National Defense Magazine:
Iran’s near-term plans to launch a larger, more capable rocket into space has one Air Force official concerned that the vehicle could be used as a missile against the United States or its allies.
“The concerning part to me is that the rocket that they use, that launch satellite, could … [have] a dual-use purpose,” said Lt. Gen. Jay Raymond, Air Force deputy chief of staff for operations. “The ability to put a satellite into orbit is the same capability … as a harmful missile,” he told reporters at a Washington, D.C., breakfast March 24.
Between 2009 and 2015, Iran successfully placed four satellites into orbit using a small rocket called the Safir.

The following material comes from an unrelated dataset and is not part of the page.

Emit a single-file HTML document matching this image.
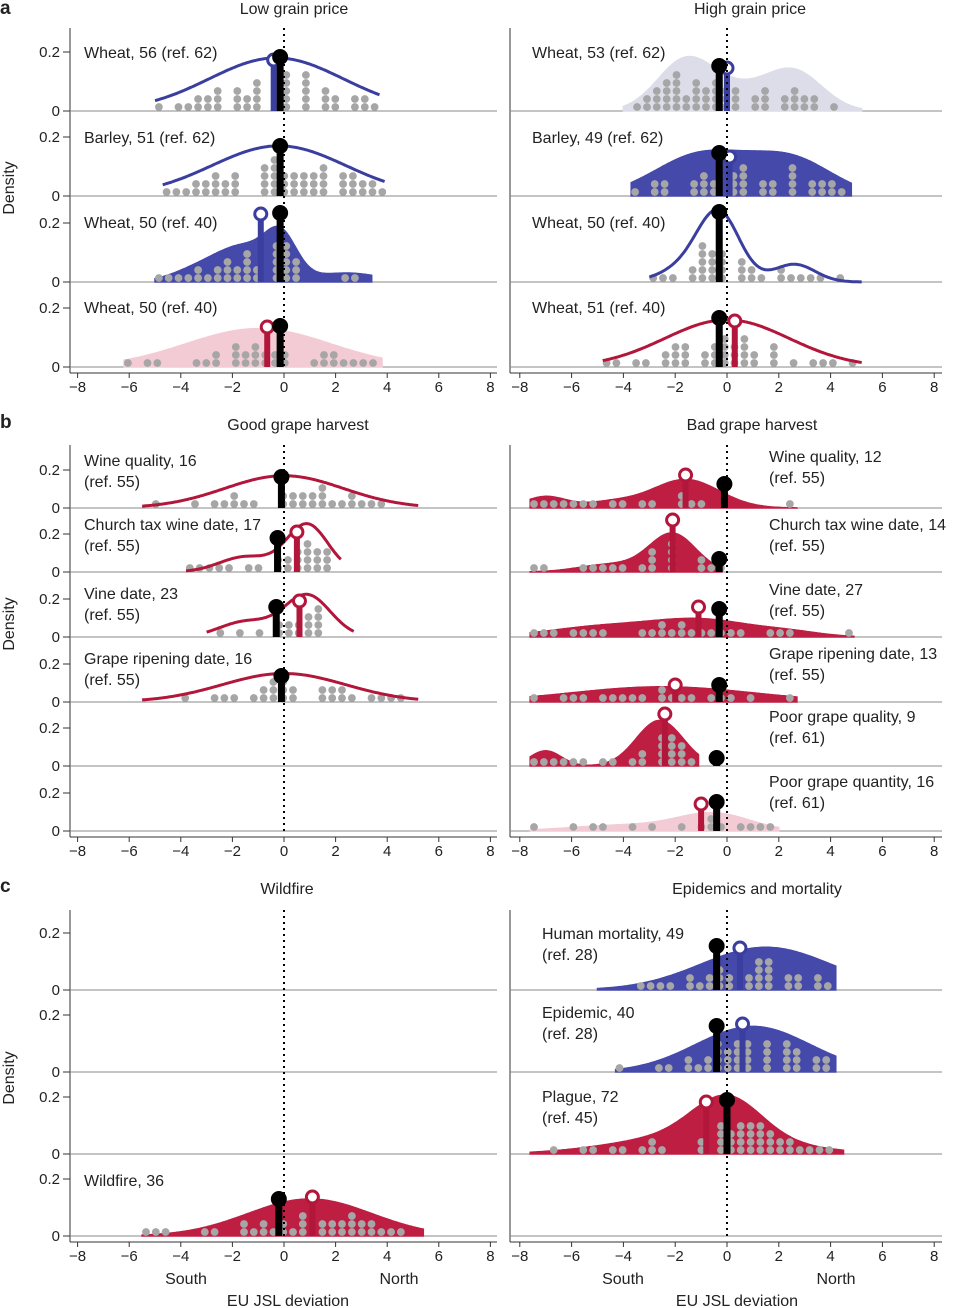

The Safir is based on the Shahab-3 medium-range ballistic missile. The rocket that the country plans to use in the upcoming launch is the Simorgh, a more powerful and capable rocket that could put larger satellites into orbit.
The Iranians displayed a mock-up for the two-stage Simorgh for the first time in February 2010. “Iran’s government has announced the maiden launch of the Simorgh several times since 2010, most recently in a window ending on March 10, 2016, but it has not yet happened,” said Greg Thielmann, a senior fellow at the Arms Control Association, a non-profit located in Washington, D.C.
The cancellation of the March launch could point to performance issues with the system, he said. “It’s a very big question now whether or not they are ready, or whether there have been some technical glitches that have prevented the launch.”
Some in the United States have said the system is a cover for the country’s development of an intercontinental ballistic missile — or an “ICBM in drag” — according to Thielmann.
However those claims are overblown, he said. “A lot of the things that you hear about this, that it would be the appearance of an ICBM missile threat against the United States, is just wrong.”
There are significant differences in the requirements for a space vehicle launch and a military missile, he told National Defense.
“A space rocket that launches a satellite only does part of what needs to be done to test or to demonstrate competence in the technology needed for a military missile,” he said. “For very long range, like intercontinental range, the stress on a warhead that returns to the atmosphere is intense — the vibration, the heat. It’s not something that you want to happen to anything as delicate as a nuclear weapon.”
It is a significant technological hurdle for any country to develop a warhead that can reenter the atmosphere, while remaining accurate enough to hit its target, Thielmann said. “The Iranians have never tested that. The Simorgh — if it launched a satellite — would not be testing that.”